Aim of the task: State the number of lines, and only that number, in which the word "this" appears.

Provided material:

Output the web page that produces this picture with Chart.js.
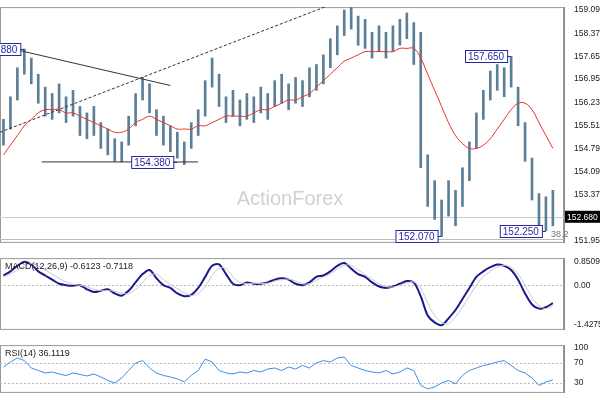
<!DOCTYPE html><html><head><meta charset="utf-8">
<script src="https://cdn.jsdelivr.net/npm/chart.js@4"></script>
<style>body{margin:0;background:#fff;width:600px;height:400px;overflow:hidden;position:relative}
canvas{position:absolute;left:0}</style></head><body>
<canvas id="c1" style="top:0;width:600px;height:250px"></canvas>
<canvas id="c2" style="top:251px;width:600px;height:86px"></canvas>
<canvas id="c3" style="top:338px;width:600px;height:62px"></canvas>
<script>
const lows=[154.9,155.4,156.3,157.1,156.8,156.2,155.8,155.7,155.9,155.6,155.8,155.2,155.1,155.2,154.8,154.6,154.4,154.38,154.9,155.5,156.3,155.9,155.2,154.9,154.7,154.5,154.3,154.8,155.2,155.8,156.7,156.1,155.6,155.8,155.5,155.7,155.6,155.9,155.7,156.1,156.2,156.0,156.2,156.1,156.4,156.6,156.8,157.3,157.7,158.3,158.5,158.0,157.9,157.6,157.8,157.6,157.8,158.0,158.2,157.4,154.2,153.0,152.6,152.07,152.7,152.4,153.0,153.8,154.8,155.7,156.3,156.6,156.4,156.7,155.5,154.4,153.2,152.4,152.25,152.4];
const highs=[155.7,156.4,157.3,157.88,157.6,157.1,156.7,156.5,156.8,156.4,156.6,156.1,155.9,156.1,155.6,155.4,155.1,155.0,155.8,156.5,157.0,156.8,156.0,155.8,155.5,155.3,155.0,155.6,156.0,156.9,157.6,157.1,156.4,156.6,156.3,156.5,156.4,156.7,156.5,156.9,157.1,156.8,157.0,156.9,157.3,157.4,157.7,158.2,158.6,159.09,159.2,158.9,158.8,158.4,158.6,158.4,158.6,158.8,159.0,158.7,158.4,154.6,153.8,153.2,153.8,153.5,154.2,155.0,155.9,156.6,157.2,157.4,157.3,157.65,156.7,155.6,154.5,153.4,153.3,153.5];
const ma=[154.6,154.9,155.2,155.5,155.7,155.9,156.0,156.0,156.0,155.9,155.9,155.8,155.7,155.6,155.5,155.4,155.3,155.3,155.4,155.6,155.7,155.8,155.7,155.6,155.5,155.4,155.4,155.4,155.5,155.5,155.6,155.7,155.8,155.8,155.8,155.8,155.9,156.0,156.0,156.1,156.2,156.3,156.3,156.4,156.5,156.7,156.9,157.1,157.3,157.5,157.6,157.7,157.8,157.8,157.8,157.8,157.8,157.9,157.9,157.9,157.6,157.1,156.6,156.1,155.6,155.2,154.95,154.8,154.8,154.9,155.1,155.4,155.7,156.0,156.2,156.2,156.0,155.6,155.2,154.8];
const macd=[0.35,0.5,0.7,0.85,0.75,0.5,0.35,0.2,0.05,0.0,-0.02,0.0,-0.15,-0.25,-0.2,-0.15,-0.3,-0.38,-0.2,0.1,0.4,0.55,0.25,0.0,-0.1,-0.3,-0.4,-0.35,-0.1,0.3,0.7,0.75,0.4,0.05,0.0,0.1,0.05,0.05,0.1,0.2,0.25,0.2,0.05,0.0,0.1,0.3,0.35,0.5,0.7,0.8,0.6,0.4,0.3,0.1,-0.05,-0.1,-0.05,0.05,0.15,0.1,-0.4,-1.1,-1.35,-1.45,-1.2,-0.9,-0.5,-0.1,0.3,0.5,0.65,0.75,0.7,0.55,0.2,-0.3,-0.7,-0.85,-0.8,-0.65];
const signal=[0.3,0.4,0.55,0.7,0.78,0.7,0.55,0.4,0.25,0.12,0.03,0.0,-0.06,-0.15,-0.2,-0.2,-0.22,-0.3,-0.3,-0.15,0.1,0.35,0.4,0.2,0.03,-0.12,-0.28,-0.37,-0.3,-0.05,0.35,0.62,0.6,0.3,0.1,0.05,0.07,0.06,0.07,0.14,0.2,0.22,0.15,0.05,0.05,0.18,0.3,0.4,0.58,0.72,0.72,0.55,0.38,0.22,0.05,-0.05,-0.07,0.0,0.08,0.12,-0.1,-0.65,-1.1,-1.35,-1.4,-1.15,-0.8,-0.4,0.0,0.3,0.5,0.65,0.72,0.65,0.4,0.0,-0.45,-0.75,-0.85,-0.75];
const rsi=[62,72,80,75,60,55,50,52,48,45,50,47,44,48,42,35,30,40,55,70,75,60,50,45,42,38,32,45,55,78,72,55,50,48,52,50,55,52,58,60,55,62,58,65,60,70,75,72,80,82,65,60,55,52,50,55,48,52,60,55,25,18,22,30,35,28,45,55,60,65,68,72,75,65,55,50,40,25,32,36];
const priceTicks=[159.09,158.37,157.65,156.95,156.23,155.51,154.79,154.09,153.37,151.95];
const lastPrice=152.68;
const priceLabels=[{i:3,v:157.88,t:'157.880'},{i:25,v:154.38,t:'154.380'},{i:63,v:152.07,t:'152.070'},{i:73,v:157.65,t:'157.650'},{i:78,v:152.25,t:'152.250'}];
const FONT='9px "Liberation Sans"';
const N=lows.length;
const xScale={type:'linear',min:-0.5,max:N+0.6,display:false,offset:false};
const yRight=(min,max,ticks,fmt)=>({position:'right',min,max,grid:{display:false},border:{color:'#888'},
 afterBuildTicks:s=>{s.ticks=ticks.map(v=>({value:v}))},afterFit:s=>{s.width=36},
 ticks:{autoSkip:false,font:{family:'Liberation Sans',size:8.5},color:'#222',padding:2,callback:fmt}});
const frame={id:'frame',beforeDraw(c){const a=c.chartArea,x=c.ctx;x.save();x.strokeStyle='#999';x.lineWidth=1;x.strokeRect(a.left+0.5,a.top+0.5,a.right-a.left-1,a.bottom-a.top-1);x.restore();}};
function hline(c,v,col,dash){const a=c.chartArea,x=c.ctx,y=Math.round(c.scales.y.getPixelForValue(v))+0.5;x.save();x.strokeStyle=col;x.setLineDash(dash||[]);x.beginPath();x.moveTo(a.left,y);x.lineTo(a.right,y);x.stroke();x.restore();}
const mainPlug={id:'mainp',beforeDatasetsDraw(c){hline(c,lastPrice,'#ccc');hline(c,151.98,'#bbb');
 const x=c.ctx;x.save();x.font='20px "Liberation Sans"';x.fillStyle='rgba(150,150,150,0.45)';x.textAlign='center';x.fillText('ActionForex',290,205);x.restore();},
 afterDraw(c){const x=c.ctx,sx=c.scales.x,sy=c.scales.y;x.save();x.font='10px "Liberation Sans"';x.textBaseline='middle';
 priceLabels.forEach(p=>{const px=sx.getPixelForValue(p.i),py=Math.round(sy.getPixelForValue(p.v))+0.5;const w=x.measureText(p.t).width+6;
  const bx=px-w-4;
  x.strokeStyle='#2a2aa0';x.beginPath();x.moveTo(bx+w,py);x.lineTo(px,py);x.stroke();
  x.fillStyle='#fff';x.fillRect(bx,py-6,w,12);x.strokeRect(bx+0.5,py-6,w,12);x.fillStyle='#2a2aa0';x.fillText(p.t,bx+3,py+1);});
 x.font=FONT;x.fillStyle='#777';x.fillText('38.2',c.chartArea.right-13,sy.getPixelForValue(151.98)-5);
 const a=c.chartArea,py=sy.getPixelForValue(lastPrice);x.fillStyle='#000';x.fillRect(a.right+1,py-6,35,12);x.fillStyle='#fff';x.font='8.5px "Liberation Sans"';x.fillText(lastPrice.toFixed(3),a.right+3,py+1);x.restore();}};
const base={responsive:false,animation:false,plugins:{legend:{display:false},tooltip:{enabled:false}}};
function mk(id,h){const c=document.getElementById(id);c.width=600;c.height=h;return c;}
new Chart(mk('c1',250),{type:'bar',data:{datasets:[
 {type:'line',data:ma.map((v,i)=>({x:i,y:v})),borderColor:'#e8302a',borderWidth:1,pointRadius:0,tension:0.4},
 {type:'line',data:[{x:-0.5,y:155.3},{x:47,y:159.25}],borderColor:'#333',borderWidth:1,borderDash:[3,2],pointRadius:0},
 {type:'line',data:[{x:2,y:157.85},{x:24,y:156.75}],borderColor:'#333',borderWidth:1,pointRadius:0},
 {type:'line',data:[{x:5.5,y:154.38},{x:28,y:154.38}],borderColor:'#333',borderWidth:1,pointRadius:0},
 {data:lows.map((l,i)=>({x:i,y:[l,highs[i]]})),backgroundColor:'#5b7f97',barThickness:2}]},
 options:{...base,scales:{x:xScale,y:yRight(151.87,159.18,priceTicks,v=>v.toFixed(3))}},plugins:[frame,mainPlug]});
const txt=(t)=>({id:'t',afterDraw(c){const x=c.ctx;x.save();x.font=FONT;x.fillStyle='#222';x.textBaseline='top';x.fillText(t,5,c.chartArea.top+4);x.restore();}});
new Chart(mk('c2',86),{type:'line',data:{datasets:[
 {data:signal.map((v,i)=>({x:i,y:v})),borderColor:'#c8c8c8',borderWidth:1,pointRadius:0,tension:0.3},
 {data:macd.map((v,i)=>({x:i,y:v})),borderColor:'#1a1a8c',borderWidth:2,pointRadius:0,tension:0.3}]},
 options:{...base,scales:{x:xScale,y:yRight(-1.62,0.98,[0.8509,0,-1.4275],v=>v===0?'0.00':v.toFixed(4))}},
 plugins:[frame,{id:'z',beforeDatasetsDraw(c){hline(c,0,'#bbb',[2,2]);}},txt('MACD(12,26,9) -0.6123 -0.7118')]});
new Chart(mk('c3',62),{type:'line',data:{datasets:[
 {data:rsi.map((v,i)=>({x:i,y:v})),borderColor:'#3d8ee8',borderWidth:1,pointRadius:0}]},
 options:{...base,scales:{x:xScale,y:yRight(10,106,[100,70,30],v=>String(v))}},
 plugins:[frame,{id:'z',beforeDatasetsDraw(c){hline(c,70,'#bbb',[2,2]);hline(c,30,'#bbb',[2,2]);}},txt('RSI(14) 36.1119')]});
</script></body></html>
==
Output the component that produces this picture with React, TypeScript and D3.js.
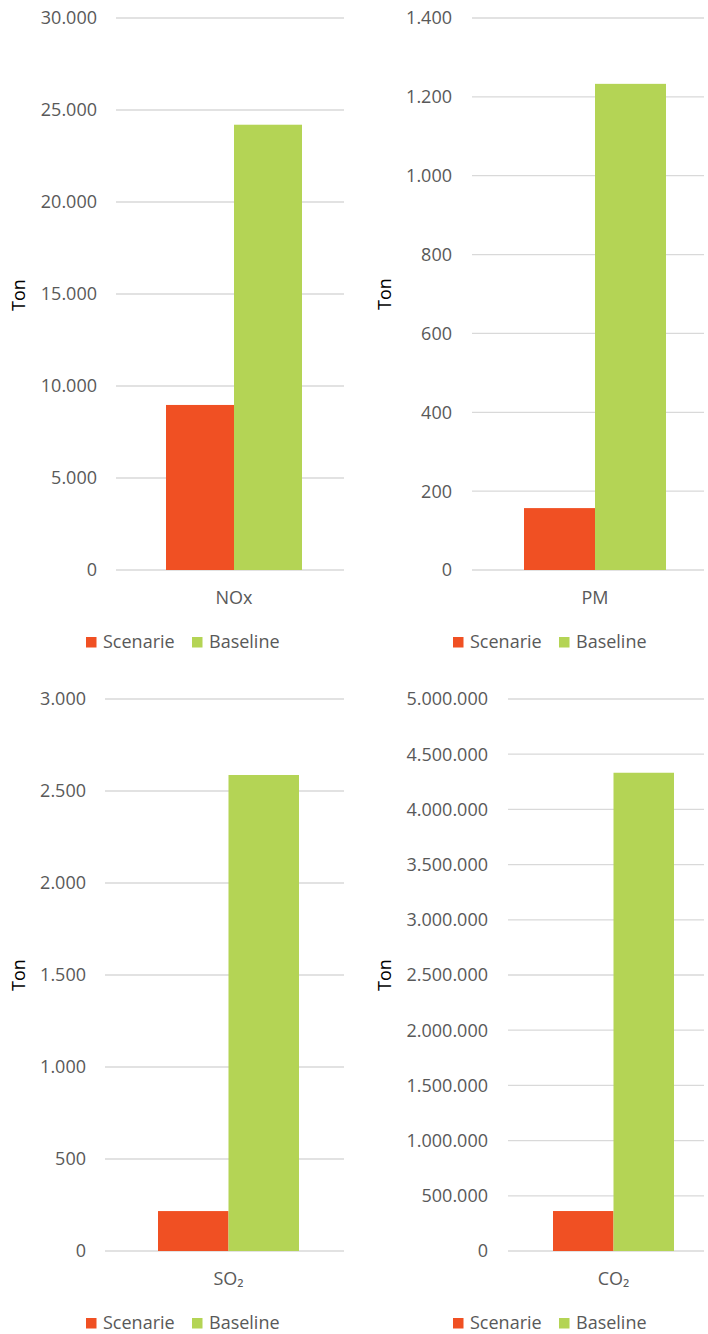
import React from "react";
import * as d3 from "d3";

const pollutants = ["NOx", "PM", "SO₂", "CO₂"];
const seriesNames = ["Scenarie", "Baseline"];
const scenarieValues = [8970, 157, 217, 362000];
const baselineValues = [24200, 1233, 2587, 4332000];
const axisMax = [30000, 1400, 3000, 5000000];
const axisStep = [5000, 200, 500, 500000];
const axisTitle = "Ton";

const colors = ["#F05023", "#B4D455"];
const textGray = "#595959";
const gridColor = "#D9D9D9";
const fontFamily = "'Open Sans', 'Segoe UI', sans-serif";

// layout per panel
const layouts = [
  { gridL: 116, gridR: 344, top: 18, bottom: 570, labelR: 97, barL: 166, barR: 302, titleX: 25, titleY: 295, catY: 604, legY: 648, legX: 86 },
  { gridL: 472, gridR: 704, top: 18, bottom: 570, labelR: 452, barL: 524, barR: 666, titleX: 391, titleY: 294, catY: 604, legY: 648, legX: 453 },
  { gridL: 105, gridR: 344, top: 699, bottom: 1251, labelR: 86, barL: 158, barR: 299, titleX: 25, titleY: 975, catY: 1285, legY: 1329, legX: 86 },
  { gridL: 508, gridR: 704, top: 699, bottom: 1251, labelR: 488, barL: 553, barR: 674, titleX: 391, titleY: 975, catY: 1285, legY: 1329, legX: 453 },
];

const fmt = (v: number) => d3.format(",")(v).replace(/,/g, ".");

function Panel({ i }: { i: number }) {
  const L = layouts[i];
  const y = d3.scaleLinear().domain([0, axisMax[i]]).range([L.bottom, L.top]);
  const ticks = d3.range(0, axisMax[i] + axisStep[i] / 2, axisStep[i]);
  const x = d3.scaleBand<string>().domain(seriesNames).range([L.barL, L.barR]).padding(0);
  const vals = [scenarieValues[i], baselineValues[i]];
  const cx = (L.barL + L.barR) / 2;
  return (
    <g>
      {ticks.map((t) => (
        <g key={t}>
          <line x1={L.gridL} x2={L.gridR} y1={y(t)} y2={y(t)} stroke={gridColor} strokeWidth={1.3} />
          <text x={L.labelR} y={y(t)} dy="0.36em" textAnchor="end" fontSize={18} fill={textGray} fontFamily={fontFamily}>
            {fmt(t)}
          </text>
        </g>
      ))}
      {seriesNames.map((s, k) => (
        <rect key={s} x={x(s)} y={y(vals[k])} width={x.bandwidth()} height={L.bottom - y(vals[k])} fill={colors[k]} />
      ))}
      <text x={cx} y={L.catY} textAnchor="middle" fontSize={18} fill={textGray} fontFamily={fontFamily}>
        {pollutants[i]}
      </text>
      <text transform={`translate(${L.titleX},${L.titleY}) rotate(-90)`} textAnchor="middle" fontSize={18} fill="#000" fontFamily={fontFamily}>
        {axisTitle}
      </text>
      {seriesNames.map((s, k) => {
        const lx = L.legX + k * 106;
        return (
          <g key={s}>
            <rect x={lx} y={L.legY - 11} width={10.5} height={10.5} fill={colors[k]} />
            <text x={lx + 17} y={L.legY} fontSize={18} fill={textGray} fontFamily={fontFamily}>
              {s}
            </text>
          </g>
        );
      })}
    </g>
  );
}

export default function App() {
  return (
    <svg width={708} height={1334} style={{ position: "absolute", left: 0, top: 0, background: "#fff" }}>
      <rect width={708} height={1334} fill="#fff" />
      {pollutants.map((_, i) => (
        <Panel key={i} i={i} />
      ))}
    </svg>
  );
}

Response: 2